>> Start Records supplied
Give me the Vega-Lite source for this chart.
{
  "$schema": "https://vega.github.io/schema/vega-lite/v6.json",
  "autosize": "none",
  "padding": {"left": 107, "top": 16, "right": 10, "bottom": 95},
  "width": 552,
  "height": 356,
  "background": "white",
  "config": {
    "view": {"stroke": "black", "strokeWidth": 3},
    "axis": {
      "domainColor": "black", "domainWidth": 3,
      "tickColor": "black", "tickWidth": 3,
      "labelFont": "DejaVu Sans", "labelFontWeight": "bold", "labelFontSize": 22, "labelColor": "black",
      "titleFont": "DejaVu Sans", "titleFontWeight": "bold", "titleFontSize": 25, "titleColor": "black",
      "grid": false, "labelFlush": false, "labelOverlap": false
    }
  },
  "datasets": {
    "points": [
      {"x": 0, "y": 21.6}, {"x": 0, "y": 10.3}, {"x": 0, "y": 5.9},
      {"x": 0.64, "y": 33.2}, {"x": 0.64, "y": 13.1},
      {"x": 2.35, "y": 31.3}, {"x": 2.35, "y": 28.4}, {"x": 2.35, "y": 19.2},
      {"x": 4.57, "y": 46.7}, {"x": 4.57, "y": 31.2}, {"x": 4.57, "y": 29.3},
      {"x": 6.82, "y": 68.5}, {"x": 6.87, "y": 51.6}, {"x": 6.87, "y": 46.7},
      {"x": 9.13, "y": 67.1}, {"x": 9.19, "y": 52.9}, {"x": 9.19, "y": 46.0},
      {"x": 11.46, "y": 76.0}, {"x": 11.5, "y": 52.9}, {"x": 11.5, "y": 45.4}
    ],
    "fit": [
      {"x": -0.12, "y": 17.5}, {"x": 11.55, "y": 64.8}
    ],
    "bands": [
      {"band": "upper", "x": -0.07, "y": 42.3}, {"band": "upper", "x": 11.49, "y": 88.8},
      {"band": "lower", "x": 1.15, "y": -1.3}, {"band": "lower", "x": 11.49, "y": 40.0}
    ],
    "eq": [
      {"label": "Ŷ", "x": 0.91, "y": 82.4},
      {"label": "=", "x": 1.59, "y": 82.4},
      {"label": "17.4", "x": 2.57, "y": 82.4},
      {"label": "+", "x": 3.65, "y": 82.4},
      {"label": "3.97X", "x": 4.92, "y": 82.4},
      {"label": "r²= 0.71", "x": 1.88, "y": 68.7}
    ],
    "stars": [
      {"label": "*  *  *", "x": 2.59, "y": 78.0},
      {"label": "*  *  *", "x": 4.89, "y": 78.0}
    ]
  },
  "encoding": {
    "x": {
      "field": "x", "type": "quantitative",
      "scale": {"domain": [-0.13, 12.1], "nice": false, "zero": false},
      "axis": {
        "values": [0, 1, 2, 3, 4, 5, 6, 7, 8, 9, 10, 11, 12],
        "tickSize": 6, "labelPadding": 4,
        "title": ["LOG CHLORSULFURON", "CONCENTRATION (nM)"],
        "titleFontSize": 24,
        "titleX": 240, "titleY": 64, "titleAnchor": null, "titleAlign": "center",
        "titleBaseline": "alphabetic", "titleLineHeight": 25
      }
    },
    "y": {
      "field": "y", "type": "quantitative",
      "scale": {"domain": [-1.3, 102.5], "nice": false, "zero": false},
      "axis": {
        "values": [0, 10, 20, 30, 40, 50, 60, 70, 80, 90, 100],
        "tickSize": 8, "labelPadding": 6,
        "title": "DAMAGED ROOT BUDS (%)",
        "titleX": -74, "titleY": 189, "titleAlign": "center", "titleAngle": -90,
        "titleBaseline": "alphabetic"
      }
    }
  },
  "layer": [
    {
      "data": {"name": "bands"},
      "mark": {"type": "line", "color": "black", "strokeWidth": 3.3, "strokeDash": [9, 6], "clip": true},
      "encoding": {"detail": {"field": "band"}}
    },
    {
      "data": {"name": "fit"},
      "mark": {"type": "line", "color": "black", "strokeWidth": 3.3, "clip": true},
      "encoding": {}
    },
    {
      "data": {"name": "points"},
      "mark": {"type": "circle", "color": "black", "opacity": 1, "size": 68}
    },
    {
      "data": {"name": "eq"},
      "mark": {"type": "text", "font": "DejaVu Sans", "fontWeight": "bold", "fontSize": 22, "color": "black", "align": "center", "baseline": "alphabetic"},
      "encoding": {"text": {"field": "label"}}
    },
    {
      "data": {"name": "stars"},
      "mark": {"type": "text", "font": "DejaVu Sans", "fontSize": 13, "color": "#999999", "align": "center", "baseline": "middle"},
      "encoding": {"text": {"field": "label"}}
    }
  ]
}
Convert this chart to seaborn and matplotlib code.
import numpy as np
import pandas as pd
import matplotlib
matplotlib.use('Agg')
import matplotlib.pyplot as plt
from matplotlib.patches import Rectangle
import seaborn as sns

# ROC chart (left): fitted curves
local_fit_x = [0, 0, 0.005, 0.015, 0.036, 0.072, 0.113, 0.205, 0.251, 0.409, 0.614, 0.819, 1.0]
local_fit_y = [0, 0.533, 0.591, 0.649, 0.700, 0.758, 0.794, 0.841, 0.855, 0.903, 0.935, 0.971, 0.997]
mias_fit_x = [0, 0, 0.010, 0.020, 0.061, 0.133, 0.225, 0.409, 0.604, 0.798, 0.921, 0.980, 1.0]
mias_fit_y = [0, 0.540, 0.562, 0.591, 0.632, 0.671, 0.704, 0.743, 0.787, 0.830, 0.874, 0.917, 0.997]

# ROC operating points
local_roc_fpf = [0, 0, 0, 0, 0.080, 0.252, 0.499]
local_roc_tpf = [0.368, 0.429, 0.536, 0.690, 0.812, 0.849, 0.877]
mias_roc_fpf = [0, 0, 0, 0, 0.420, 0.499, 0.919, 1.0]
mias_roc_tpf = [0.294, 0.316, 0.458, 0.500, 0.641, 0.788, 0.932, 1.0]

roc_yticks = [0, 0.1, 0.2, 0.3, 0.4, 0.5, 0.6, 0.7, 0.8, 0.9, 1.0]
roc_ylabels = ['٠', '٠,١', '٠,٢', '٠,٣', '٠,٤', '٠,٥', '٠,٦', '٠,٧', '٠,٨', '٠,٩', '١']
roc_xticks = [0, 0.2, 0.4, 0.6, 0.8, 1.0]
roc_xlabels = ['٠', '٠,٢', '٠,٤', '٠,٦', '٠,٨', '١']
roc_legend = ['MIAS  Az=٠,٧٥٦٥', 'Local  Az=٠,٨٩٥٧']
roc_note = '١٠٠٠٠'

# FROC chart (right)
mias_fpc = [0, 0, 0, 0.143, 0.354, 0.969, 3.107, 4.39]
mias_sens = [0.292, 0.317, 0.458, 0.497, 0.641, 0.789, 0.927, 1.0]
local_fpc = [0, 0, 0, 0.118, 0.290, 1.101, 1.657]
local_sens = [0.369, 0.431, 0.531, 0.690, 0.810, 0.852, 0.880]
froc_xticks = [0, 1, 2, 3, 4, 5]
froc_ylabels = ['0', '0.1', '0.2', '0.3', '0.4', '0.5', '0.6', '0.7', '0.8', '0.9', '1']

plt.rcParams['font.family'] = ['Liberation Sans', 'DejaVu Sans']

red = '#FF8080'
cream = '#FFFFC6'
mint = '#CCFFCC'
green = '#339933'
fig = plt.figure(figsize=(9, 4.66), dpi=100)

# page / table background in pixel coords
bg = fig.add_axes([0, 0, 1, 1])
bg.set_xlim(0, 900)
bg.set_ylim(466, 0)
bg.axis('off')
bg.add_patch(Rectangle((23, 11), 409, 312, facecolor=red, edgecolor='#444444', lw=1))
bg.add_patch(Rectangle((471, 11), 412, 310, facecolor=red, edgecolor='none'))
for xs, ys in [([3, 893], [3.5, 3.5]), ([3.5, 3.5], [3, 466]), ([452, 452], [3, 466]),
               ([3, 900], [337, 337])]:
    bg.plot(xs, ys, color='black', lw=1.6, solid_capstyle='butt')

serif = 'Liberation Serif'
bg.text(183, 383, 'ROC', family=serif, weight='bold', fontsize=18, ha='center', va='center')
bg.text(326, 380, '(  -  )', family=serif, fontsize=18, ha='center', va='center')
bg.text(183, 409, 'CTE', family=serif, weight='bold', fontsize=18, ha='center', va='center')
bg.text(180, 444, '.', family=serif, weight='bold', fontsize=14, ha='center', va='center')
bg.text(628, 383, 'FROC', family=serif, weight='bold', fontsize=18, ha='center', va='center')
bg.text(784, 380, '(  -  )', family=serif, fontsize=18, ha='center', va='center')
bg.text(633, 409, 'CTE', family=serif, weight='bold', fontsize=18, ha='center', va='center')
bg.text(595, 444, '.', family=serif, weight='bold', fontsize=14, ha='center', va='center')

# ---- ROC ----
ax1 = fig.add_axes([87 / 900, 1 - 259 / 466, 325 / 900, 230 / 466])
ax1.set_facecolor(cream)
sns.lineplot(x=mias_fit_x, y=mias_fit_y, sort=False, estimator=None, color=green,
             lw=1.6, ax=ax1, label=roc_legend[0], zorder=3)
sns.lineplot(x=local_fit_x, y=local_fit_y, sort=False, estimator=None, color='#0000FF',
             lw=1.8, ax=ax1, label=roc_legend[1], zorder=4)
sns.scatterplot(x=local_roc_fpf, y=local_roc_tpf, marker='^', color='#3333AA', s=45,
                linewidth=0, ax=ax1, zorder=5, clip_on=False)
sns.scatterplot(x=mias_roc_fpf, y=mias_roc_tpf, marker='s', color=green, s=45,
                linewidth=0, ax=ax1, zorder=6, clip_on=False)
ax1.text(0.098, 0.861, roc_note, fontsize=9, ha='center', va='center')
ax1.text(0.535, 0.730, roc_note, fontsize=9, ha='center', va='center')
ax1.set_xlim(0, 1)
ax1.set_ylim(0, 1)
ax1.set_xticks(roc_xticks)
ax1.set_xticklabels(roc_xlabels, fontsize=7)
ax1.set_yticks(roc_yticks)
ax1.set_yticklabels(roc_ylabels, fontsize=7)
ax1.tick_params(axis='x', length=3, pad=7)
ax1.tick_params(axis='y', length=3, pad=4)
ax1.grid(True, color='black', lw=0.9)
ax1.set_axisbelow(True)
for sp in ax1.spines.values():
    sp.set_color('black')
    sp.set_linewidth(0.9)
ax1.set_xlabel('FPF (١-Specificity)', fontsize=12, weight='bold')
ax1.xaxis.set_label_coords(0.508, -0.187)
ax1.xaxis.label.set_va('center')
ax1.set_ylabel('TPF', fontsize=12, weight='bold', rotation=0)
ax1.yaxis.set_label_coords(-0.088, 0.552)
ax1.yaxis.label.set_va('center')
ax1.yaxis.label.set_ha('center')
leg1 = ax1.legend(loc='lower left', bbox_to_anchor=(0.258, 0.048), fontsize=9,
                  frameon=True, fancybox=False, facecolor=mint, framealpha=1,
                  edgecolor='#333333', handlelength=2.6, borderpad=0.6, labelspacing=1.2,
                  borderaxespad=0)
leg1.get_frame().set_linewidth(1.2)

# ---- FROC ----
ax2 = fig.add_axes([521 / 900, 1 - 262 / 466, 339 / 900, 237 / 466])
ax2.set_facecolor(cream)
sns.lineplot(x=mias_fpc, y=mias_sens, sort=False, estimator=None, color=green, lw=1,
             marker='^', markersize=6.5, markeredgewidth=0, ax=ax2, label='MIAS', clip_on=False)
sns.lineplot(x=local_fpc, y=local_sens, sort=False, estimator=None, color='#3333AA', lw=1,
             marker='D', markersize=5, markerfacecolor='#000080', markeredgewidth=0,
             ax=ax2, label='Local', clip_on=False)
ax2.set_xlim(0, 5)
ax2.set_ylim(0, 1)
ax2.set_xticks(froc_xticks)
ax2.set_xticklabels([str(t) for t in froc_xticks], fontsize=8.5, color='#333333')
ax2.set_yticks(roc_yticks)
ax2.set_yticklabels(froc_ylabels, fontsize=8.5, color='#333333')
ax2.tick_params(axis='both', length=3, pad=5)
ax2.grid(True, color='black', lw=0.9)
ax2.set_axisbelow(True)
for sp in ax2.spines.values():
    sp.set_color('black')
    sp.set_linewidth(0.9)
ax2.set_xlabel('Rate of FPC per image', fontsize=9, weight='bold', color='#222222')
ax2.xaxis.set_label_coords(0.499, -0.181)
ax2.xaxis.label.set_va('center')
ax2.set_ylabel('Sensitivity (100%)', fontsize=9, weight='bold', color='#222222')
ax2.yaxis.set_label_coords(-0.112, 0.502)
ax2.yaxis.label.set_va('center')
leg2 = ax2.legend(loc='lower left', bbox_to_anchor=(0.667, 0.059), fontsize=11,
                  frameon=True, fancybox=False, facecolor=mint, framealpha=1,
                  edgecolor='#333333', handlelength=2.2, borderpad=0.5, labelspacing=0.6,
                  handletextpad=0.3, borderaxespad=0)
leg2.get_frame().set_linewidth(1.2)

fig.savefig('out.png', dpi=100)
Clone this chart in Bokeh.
>> End Records supplied
◆ **What to do**
Pull out all lines of the data with the string "seaborn".

◆ **Result of the exercise**
Convert this chart to seaborn and matplotlib code.
import seaborn as sns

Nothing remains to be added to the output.